WORK TO COMPLETE
Everything from the first line of the data below through the line that contains "y_ticks = [0, 20, 40, 60, 80, 100]" should be written out exactly, please, and nothing more; the pictures stay out.

[BEGIN DATA LINES]

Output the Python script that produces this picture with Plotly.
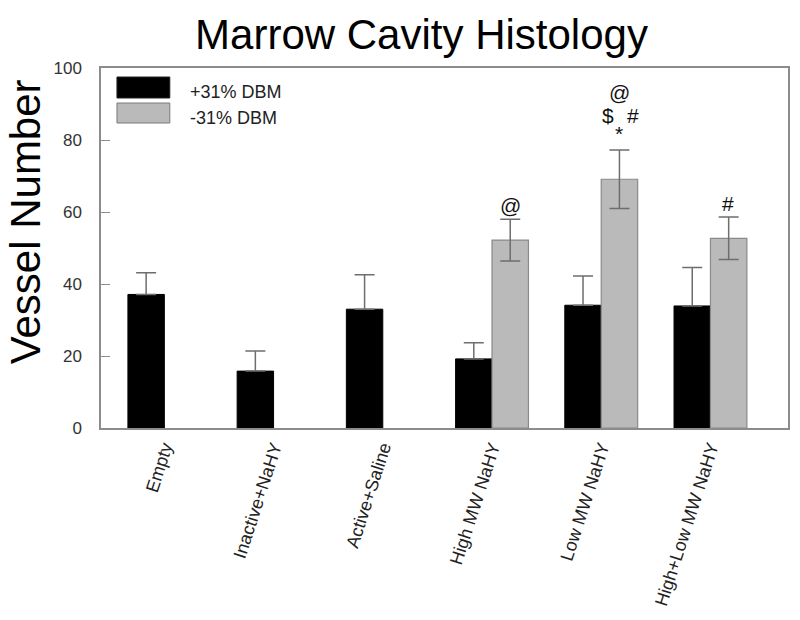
import plotly.graph_objects as go

categories = ["Empty", "Inactive+NaHY", "Active+Saline", "High MW NaHY", "Low MW NaHY", "High+Low MW NaHY"]
plus_dbm = [37.1, 15.8, 33.0, 19.2, 34.1, 33.9]
plus_dbm_err = [6.0, 5.6, 9.6, 4.5, 8.1, 10.7]
minus_dbm = [None, None, None, 52.2, 69.1, 52.7]
minus_dbm_err = [None, None, None, 5.8, 8.1, 5.9]
series_names = ["+31% DBM", "-31% DBM"]
y_ticks = [0, 20, 40, 60, 80, 100]

FONT = "Liberation Sans, Arial, Helvetica, sans-serif"
ERR_COLOR = "#6e6e6e"

fig = go.Figure()
fig.add_trace(go.Bar(
    x=categories, y=plus_dbm, name=series_names[0],
    marker=dict(color="black", line=dict(color="black", width=1)),
    error_y=dict(type="data", symmetric=False, array=plus_dbm_err,
                 arrayminus=[0] * len(plus_dbm_err),
                 color=ERR_COLOR, thickness=1.5, width=10),
    showlegend=False,
))
fig.add_trace(go.Bar(
    x=categories, y=minus_dbm, name=series_names[1],
    marker=dict(color="#bababa", line=dict(color="#8a8a8a", width=1.2)),
    error_y=dict(type="data", symmetric=True, array=minus_dbm_err,
                 color=ERR_COLOR, thickness=1.5, width=10),
    showlegend=False,
))

# significance markers above the grey bars
marks = [
    (3, "@", 14),
    (4, "*", 17),
    (4, "$", 35),
    (4, "#", 35),
    (4, "@", 58),
    (5, "#", 14),
]
xshift_extra = {(4, "$"): -11, (4, "#"): 14}
annotations = []
for idx, txt, ys in marks:
    top = minus_dbm[idx] + minus_dbm_err[idx]
    annotations.append(dict(
        x=categories[idx], y=top, xref="x", yref="y", text=txt,
        showarrow=False, xanchor="center", yanchor="middle",
        xshift=18 + xshift_extra.get((idx, txt), 0), yshift=ys,
        font=dict(family=FONT, size=21, color="#111"),
    ))

# legend drawn as swatches + text
shapes = [
    dict(type="rect", xref="paper", yref="paper",
         x0=(117 - 101) / 689, x1=(170 - 101) / 689,
         y0=(428 - 98) / 360, y1=(428 - 77) / 360,
         fillcolor="black", line=dict(color="#222", width=1)),
    dict(type="rect", xref="paper", yref="paper",
         x0=(117 - 101) / 689, x1=(170 - 101) / 689,
         y0=(428 - 123) / 360, y1=(428 - 103) / 360,
         fillcolor="#bababa", line=dict(color="#7a7a7a", width=1)),
]
for name, yc in zip(series_names, [92, 118]):
    annotations.append(dict(
        x=(188 - 101) / 689, y=(428 - yc) / 360, xref="paper", yref="paper",
        text=name, showarrow=False, xanchor="left", yanchor="middle",
        font=dict(family=FONT, size=18, color="#222"),
    ))

# y axis title
annotations.append(dict(
    x=(25 - 101) / 689, y=(428 - 222) / 360, xref="paper", yref="paper",
    text="Vessel Number", textangle=-90, showarrow=False,
    xanchor="center", yanchor="middle",
    font=dict(family=FONT, size=42, color="black"),
))

fig.update_layout(
    width=800, height=620,
    margin=dict(l=101, r=10, t=68, b=192),
    paper_bgcolor="white", plot_bgcolor="white",
    barmode="group", bargap=0.333, bargroupgap=0,
    title=dict(text="Marrow Cavity Histology", x=421.5 / 800, xref="container",
               xanchor="center", y=1 - 34 / 620, yref="container", yanchor="middle",
               font=dict(family=FONT, size=42, color="black")),
    annotations=annotations,
    shapes=shapes,
    showlegend=False,
    font=dict(family=FONT),
)
fig.update_xaxes(
    range=[-0.58, 5.71], showline=True, linecolor="#8c8c8c", linewidth=1.5,
    mirror=True, ticks="", tickangle=-72,
    tickfont=dict(family=FONT, size=18, color="#222"),
    showgrid=False, zeroline=False,
)
fig.update_yaxes(
    range=[0, 100], tickvals=y_ticks, showline=True, linecolor="#8c8c8c",
    linewidth=1.5, mirror=True, ticks="inside", ticklen=9, tickcolor="#8c8c8c",
    tickwidth=1.2, ticklabelstandoff=14,
    tickfont=dict(family=FONT, size=17, color="#333"),
    showgrid=False, zeroline=False,
)

fig.write_html("out.html", config={"displayModeBar": False},
               post_script="document.body.style.margin='0';")
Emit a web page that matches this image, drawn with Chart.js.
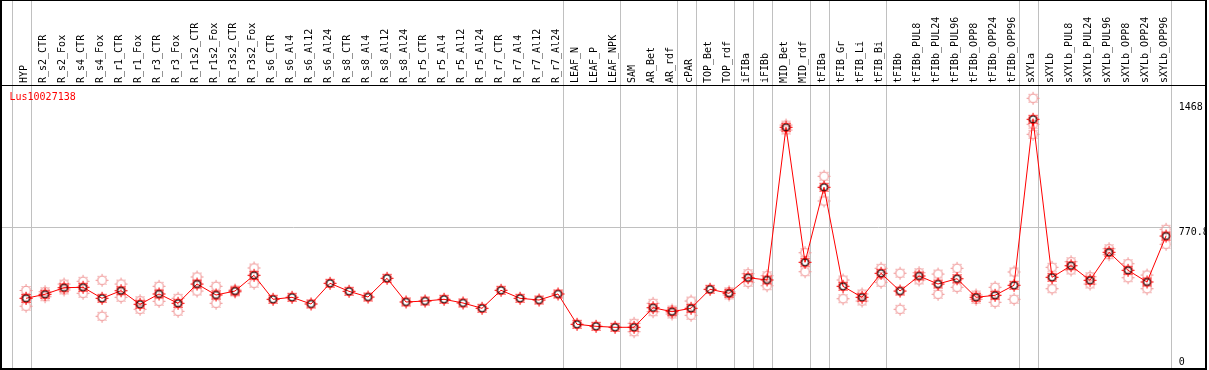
<!DOCTYPE html>
<html>
<head>
<meta charset="utf-8">
<script src="https://cdn.jsdelivr.net/npm/chart.js@4/dist/chart.umd.min.js"></script>
<style>
html,body{margin:0;padding:0;background:#fff;}
#wrap{width:1209px;height:370px;position:relative;}
</style>
</head>
<body>
<div id="wrap"><canvas id="c" width="1209" height="370"></canvas></div>
<script>
const geneName = 'Lus10027138';
const categories = ['HYP','R_s2_CTR','R_s2_Fox','R_s4_CTR','R_s4_Fox','R_r1_CTR','R_r1_Fox','R_r3_CTR','R_r3_Fox',
 'R_r1s2_CTR','R_r1s2_Fox','R_r3s2_CTR','R_r3s2_Fox','R_s6_CTR','R_s6_Al4','R_s6_Al12','R_s6_Al24',
 'R_s8_CTR','R_s8_Al4','R_s8_Al12','R_s8_Al24','R_r5_CTR','R_r5_Al4','R_r5_Al12','R_r5_Al24',
 'R_r7_CTR','R_r7_Al4','R_r7_Al12','R_r7_Al24','LEAF_N','LEAF_P','LEAF_NPK','SAM','AR_Bet','AR_rdf',
 'cPAR','TOP_Bet','TOP_rdf','iFIBa','iFIBb','MID_Bet','MID_rdf','tFIBa','tFIB_Gr','tFIB_Li','tFIB_Bi',
 'tFIBb','tFIBb_PUL8','tFIBb_PUL24','tFIBb_PUL96','tFIBb_OPP8','tFIBb_OPP24','tFIBb_OPP96',
 'sXYLa','sXYLb','sXYLb_PUL8','sXYLb_PUL24','sXYLb_PUL96','sXYLb_OPP8','sXYLb_OPP24','sXYLb_OPP96'];

const meanValues = [378.7,401.0,437.8,440.0,378.7,421.1,345.2,402.7,350.8,458.4,397.1,419.4,507.0,
 373.1,384.3,346.9,462.3,417.7,385.9,490.2,358.1,363.6,373.1,352.5,322.9,423.3,378.7,369.2,402.7,
 233.7,222.5,216.9,216.9,326.3,304.0,322.9,428.9,406.6,493.6,480.8,1332.4,579.5,997.8,445.6,384.3,518.1,
 419.4,503.1,458.4,488.0,384.3,395.4,451.2,1377.0,495.8,560.5,479.1,635.2,534.9,469.6,726.1];

const rep1Values = [422.2,415.5,458.4,473.5,479.1,458.4,365.3,445.6,378.7,497.5,445.6,425.0,547.7,
 null,null,null,null,null,null,null,null,null,null,null,null,null,null,null,null,
 null,null,null,239.3,350.8,313.4,363.6,null,415.5,515.9,504.7,1345.2,633.0,1059.1,480.8,402.7,546.0,
 518.7,521.5,514.2,546.0,397.1,440.0,525.4,1494.1,551.6,582.8,499.2,655.3,571.7,508.6,763.5];

const rep2Values = [334.6,387.6,425.0,406.6,278.3,384.3,317.3,362.0,306.2,419.4,350.8,413.8,462.3,
 null,null,null,null,null,null,null,null,null,null,null,null,null,null,null,null,
 null,null,null,192.4,304.0,291.1,283.9,null,397.1,467.9,449.0,1317.3,527.0,921.4,376.5,363.6,467.9,
 317.3,480.8,401.0,440.0,373.1,356.4,373.1,1349.1,432.2,536.5,458.4,621.9,493.6,432.2,679.9];

const rep3Values = [378.7,null,null,null,null,null,null,null,null,null,null,null,null,
 null,null,null,null,null,null,null,null,null,null,null,null,null,null,null,null,
 null,null,null,null,null,null,null,null,null,null,null,null,null,null,null,null,null,
 null,null,null,null,null,null,null,1293.3,null,null,null,null,null,null,null];

const yTickValues = [0, 770.8, 1468];
const yTickLabels = [['0',''], '770.8', '1468.'];
const groupEnds = [-1, 0, 28, 31, 34, 35, 37, 38, 39, 41, 42, 45, 52, 53, 60];

function makeMarker(ring, inner, tick){
  const c = document.createElement('canvas');
  c.width = 15; c.height = 15;
  const g = c.getContext('2d');
  const cx = 7.5, cy = 7.5;
  g.lineWidth = 1.1;
  g.strokeStyle = ring;
  g.beginPath(); g.arc(cx, cy, 4.3, 0, Math.PI*2); g.stroke();
  if (inner){
    g.strokeStyle = inner; g.lineWidth = 1;
    g.beginPath(); g.arc(cx, cy, 3.4, 0, Math.PI*2); g.stroke();
  }
  g.fillStyle = tick;
  g.fillRect(7,1,1,2); g.fillRect(7,12,1,2); g.fillRect(1,7,2,1); g.fillRect(12,7,2,1);
  g.fillRect(3,3,1,1); g.fillRect(11,3,1,1); g.fillRect(3,11,1,1); g.fillRect(11,11,1,1);
  return c;
}
const meanMarker = makeMarker('#ff0000', '#000000', '#ff0000');
const repMarker = makeMarker('#f09898', null, '#f09898');

const toPts = arr => arr.map((v,i)=> ({x:i, y:v}));

const zeroPad = s => { s.paddingLeft = 0; s.paddingRight = 0; s.paddingTop = 0; s.paddingBottom = 0; };

const framePlugin = {
  id: 'frame',
  beforeDraw(chart){
    const ctx = chart.ctx;
    ctx.save();
    ctx.fillStyle = '#fff';
    ctx.fillRect(0,0,chart.width,chart.height);
    const xs = chart.scales.x;
    ctx.strokeStyle = '#c0c0c0';
    ctx.lineWidth = 1;
    groupEnds.forEach(g => {
      const px = Math.round(xs.getPixelForValue(g + 0.247)) + 0.5;
      ctx.beginPath(); ctx.moveTo(px, 0); ctx.lineTo(px, 369); ctx.stroke();
    });
    ctx.restore();
  },
  afterDraw(chart){
    const ctx = chart.ctx;
    ctx.save();
    ctx.fillStyle = '#000';
    ctx.fillRect(0,0,1207,1);
    ctx.fillRect(0,85,1207,1);
    ctx.fillRect(0,368,1207,2);
    ctx.fillRect(0,0,2,370);
    ctx.fillRect(1205,0,2,370);
    ctx.fillStyle = '#fff';
    ctx.fillRect(1207,0,2,370);
    ctx.fillStyle = '#ff0000';
    ctx.font = '10px "DejaVu Sans Mono"';
    ctx.textBaseline = 'middle';
    ctx.textAlign = 'left';
    ctx.fillText(geneName, 9.5, 97.5);
    ctx.restore();
  }
};

new Chart(document.getElementById('c'), {
  type: 'line',
  data: {
    datasets: [
      { label: 'mean', data: toPts(meanValues), borderColor: '#ff0000', borderWidth: 1,
        pointStyle: meanMarker, pointRadius: 5, tension: 0, order: 0, fill: false },
      { label: 'rep1', data: toPts(rep1Values), showLine: false, pointStyle: repMarker, pointRadius: 5, order: 1 },
      { label: 'rep2', data: toPts(rep2Values), showLine: false, pointStyle: repMarker, pointRadius: 5, order: 1 },
      { label: 'rep3', data: toPts(rep3Values), showLine: false, pointStyle: repMarker, pointRadius: 5, order: 1 }
    ]
  },
  options: {
    responsive: false,
    animation: false,
    spanGaps: false,
    layout: { autoPadding: false, padding: { left: 1, right: 0, top: 0, bottom: 1 } },
    plugins: { legend: { display: false }, tooltip: { enabled: false } },
    scales: {
      x: {
        type: 'linear', position: 'top',
        min: -1.3158, max: 60.247,
        grid: { display: false, drawTicks: false },
        border: { display: false },
        afterBuildTicks: s => { s.ticks = categories.map((c,i)=>({value:i})); },
        afterFit: s => { s.height = 85; zeroPad(s); },
        ticks: {
          autoSkip: false, minRotation: 90, maxRotation: 90, padding: 2, labelOffset: 10.5,
          color: '#000', font: { family: 'DejaVu Sans Mono', size: 10 },
          callback: v => categories[v]
        }
      },
      y: {
        type: 'linear', position: 'right',
        min: -15.62, max: 1568.3,
        border: { display: false },
        grid: { drawTicks: false, color: c => (c.tick && c.tick.value === 770.8) ? '#c0c0c0' : 'rgba(0,0,0,0)' },
        afterBuildTicks: s => { s.ticks = yTickValues.map(v=>({value:v})); },
        afterFit: s => { s.width = 38.3; zeroPad(s); },
        ticks: {
          padding: 8, labelOffset: 4.5, color: '#000',
          font: { family: 'DejaVu Sans Mono', size: 10, lineHeight: 1.75 },
          callback: (v) => { const k = yTickValues.indexOf(v); return k >= 0 ? yTickLabels[k] : ''; }
        }
      }
    }
  },
  plugins: [framePlugin]
});
</script>
</body>
</html>
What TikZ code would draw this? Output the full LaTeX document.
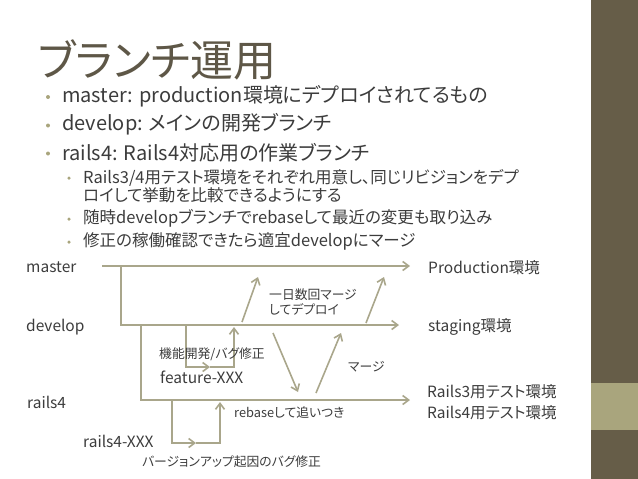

[END DATA LINES]

RESPONSE TO THE TASK
Output the Python script that produces this picture with Plotly.
import plotly.graph_objects as go

categories = ["Empty", "Inactive+NaHY", "Active+Saline", "High MW NaHY", "Low MW NaHY", "High+Low MW NaHY"]
plus_dbm = [37.1, 15.8, 33.0, 19.2, 34.1, 33.9]
plus_dbm_err = [6.0, 5.6, 9.6, 4.5, 8.1, 10.7]
minus_dbm = [None, None, None, 52.2, 69.1, 52.7]
minus_dbm_err = [None, None, None, 5.8, 8.1, 5.9]
series_names = ["+31% DBM", "-31% DBM"]
y_ticks = [0, 20, 40, 60, 80, 100]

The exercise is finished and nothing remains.